--- Work required ---
Restate word for word the lines beginning at the one that contains "The picture is" and ending at the one that contains "return 1 - bottom_px"; include both and nothing else.

--- Material for this task ---

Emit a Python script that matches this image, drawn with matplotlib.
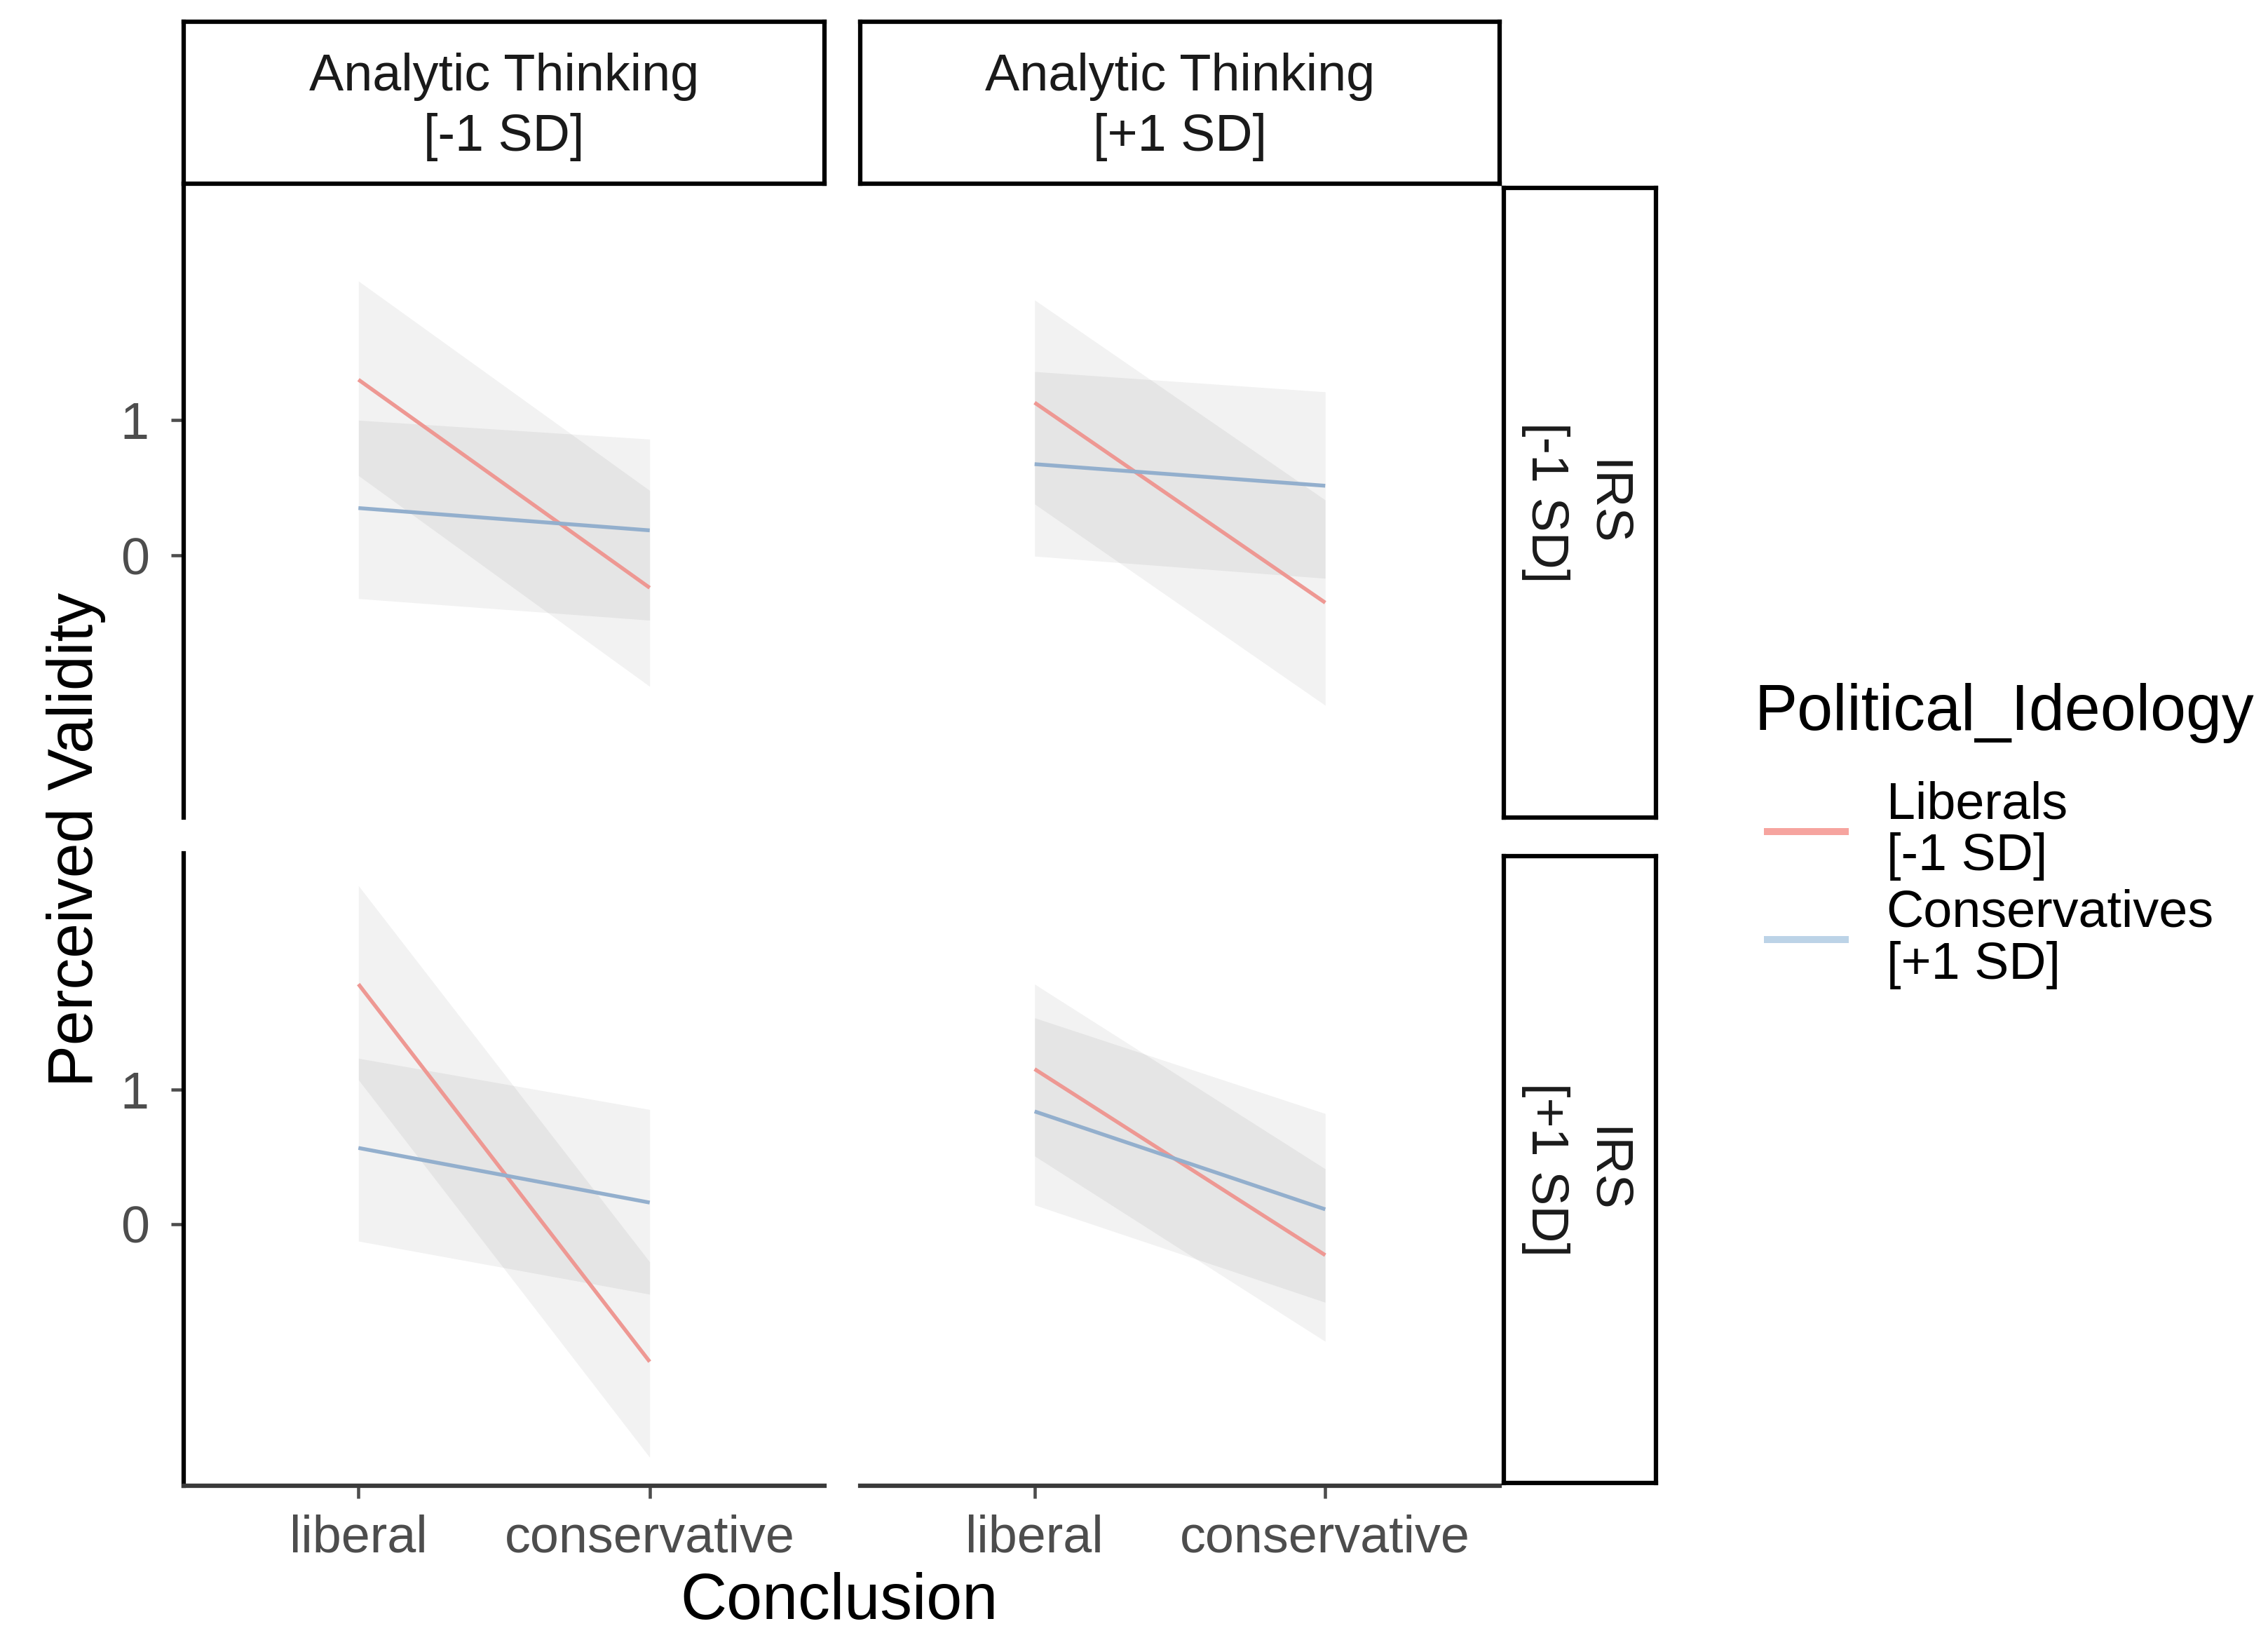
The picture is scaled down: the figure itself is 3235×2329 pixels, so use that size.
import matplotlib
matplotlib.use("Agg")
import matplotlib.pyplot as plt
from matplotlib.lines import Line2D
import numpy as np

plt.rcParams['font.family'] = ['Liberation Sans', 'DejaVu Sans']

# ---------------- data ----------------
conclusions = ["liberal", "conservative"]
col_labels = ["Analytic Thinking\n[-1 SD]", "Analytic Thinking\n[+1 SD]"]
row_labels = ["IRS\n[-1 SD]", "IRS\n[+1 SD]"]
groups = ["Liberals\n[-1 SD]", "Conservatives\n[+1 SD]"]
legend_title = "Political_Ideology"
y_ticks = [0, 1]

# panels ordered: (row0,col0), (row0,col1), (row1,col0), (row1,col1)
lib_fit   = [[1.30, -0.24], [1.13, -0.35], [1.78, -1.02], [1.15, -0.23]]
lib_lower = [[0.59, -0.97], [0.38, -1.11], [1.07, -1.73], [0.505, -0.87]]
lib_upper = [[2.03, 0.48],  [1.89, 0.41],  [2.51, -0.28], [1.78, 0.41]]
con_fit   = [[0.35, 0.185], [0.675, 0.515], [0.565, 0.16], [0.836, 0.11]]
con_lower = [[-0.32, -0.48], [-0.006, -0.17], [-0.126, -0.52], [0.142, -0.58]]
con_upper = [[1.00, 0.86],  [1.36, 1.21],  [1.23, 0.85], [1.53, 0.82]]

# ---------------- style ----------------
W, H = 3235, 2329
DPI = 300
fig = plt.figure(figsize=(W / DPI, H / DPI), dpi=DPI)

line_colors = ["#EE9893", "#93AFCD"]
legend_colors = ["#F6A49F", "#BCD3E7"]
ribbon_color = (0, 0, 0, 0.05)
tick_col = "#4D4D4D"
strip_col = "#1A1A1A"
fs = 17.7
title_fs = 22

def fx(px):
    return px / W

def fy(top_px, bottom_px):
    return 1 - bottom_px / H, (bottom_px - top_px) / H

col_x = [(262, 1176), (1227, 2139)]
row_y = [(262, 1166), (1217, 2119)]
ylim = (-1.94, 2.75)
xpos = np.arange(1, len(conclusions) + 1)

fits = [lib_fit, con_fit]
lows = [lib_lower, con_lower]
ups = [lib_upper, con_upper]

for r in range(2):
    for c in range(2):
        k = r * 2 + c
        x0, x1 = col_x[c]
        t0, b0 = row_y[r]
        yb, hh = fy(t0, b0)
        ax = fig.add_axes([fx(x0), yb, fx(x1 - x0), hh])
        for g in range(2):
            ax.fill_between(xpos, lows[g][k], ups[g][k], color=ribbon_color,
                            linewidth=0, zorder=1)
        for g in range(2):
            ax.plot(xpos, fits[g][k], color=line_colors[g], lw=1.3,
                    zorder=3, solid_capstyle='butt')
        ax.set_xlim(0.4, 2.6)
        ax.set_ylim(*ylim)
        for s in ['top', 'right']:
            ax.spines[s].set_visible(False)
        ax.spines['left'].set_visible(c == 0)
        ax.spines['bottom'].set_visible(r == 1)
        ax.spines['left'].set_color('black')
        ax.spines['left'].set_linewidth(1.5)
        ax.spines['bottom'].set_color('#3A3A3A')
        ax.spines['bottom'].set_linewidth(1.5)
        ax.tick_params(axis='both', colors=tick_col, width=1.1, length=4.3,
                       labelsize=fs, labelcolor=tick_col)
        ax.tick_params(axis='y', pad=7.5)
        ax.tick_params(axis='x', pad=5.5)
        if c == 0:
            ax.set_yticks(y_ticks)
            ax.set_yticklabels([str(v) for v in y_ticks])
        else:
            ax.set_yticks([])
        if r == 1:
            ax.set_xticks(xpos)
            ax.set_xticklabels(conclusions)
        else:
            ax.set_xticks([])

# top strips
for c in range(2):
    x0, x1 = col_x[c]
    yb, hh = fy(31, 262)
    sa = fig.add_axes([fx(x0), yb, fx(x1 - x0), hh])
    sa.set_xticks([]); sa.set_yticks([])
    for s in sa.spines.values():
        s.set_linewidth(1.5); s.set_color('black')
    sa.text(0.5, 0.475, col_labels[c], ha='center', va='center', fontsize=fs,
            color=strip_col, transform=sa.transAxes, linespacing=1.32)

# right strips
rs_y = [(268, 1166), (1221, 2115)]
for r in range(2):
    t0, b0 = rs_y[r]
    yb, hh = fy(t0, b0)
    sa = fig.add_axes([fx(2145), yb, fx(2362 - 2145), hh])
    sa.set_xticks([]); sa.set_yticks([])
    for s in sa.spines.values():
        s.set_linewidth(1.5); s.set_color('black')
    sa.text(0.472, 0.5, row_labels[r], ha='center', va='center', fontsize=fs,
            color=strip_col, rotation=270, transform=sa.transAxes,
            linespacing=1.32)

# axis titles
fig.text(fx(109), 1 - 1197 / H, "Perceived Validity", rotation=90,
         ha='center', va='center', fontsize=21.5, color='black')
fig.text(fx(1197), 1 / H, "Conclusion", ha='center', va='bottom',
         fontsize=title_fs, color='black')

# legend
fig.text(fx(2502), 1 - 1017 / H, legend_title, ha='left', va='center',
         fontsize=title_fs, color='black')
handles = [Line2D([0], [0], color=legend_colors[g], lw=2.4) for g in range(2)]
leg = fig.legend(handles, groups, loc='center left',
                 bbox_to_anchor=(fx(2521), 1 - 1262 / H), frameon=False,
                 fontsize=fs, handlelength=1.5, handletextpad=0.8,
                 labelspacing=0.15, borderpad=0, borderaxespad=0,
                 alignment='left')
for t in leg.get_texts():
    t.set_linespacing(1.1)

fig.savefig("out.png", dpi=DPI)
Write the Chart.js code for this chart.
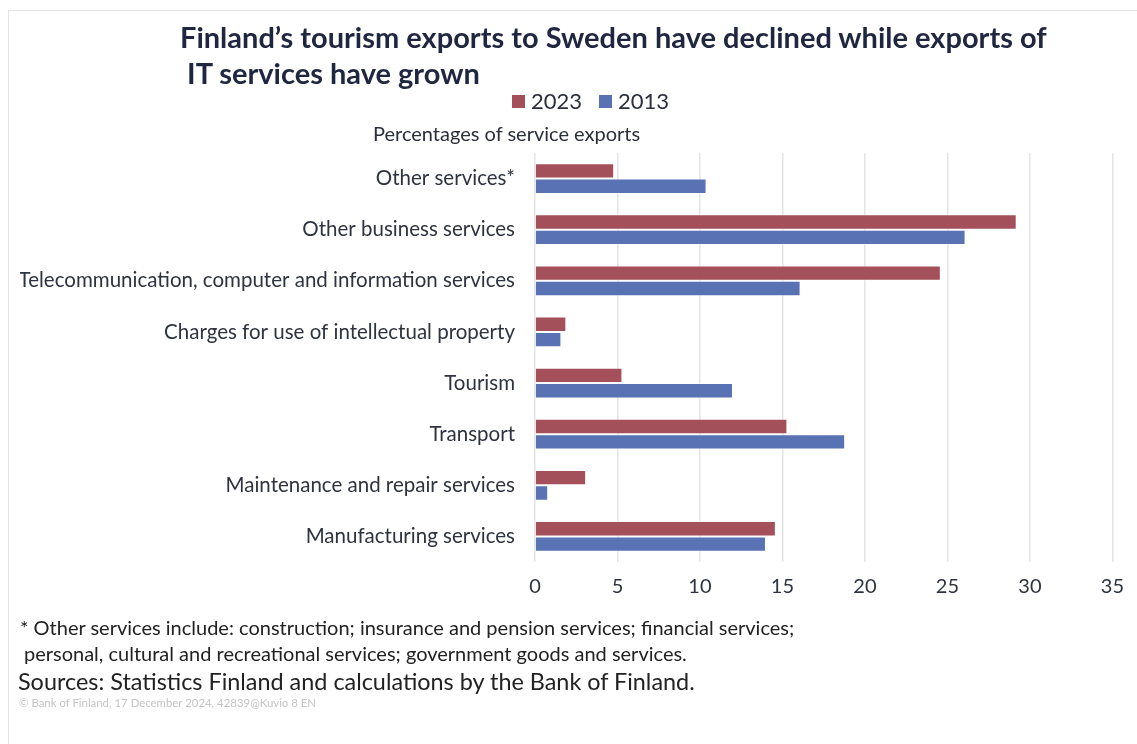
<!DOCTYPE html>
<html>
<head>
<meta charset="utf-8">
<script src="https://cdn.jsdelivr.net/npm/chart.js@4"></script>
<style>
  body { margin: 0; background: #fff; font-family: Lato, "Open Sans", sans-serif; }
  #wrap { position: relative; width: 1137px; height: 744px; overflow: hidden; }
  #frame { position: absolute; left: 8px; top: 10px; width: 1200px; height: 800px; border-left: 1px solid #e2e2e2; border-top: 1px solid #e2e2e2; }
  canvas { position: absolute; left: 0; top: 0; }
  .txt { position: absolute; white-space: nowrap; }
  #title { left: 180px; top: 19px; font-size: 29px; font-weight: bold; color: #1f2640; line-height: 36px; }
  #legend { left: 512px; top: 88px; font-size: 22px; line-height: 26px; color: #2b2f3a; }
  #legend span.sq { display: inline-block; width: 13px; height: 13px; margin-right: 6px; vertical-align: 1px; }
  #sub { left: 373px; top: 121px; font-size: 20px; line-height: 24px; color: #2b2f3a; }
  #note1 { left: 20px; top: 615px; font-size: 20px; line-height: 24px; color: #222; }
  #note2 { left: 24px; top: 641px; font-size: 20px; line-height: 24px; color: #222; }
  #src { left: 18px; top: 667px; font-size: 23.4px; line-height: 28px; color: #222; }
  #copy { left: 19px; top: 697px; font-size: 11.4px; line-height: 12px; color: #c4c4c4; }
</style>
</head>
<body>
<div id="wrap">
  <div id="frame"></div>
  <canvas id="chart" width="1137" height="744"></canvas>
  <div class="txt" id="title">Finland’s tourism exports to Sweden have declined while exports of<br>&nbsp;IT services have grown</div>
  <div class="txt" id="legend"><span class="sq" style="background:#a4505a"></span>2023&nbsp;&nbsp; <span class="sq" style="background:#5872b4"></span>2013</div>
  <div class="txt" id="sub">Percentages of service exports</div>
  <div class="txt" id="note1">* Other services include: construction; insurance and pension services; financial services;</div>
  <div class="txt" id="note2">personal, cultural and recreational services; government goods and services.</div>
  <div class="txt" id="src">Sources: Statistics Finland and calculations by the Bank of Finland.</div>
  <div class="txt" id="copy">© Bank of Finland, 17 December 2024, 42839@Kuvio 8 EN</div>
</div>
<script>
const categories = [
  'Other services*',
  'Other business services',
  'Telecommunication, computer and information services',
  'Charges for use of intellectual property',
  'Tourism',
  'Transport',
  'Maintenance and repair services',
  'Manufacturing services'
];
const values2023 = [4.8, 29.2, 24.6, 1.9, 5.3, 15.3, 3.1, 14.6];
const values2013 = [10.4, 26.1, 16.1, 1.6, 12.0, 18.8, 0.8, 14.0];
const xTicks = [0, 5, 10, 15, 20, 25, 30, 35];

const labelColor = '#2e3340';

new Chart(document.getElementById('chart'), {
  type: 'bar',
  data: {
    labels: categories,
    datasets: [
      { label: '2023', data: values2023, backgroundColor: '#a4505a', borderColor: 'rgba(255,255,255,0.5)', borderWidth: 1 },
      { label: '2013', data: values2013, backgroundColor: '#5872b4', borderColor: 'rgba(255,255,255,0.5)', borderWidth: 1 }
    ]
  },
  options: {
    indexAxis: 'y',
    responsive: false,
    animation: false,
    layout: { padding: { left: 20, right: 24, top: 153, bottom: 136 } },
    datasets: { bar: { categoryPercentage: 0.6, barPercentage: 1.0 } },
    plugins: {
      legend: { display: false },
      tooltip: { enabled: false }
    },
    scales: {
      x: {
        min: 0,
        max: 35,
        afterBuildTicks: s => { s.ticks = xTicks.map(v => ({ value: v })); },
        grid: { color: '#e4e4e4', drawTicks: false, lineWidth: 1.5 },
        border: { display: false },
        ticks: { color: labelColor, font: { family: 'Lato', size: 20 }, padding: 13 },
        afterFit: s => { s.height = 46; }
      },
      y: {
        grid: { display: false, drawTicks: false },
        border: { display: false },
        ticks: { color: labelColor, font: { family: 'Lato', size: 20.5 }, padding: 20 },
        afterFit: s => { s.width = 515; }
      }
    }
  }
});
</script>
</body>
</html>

--- Solved exercise ---
The picture is scaled down: the figure itself is 3235×2329 pixels, so use that size.
import matplotlib
matplotlib.use("Agg")
import matplotlib.pyplot as plt
from matplotlib.lines import Line2D
import numpy as np

plt.rcParams['font.family'] = ['Liberation Sans', 'DejaVu Sans']

# ---------------- data ----------------
conclusions = ["liberal", "conservative"]
col_labels = ["Analytic Thinking\n[-1 SD]", "Analytic Thinking\n[+1 SD]"]
row_labels = ["IRS\n[-1 SD]", "IRS\n[+1 SD]"]
groups = ["Liberals\n[-1 SD]", "Conservatives\n[+1 SD]"]
legend_title = "Political_Ideology"
y_ticks = [0, 1]

# panels ordered: (row0,col0), (row0,col1), (row1,col0), (row1,col1)
lib_fit   = [[1.30, -0.24], [1.13, -0.35], [1.78, -1.02], [1.15, -0.23]]
lib_lower = [[0.59, -0.97], [0.38, -1.11], [1.07, -1.73], [0.505, -0.87]]
lib_upper = [[2.03, 0.48],  [1.89, 0.41],  [2.51, -0.28], [1.78, 0.41]]
con_fit   = [[0.35, 0.185], [0.675, 0.515], [0.565, 0.16], [0.836, 0.11]]
con_lower = [[-0.32, -0.48], [-0.006, -0.17], [-0.126, -0.52], [0.142, -0.58]]
con_upper = [[1.00, 0.86],  [1.36, 1.21],  [1.23, 0.85], [1.53, 0.82]]

# ---------------- style ----------------
W, H = 3235, 2329
DPI = 300
fig = plt.figure(figsize=(W / DPI, H / DPI), dpi=DPI)

line_colors = ["#EE9893", "#93AFCD"]
legend_colors = ["#F6A49F", "#BCD3E7"]
ribbon_color = (0, 0, 0, 0.05)
tick_col = "#4D4D4D"
strip_col = "#1A1A1A"
fs = 17.7
title_fs = 22

def fx(px):
    return px / W

def fy(top_px, bottom_px):
    return 1 - bottom_px / H, (bottom_px - top_px) / H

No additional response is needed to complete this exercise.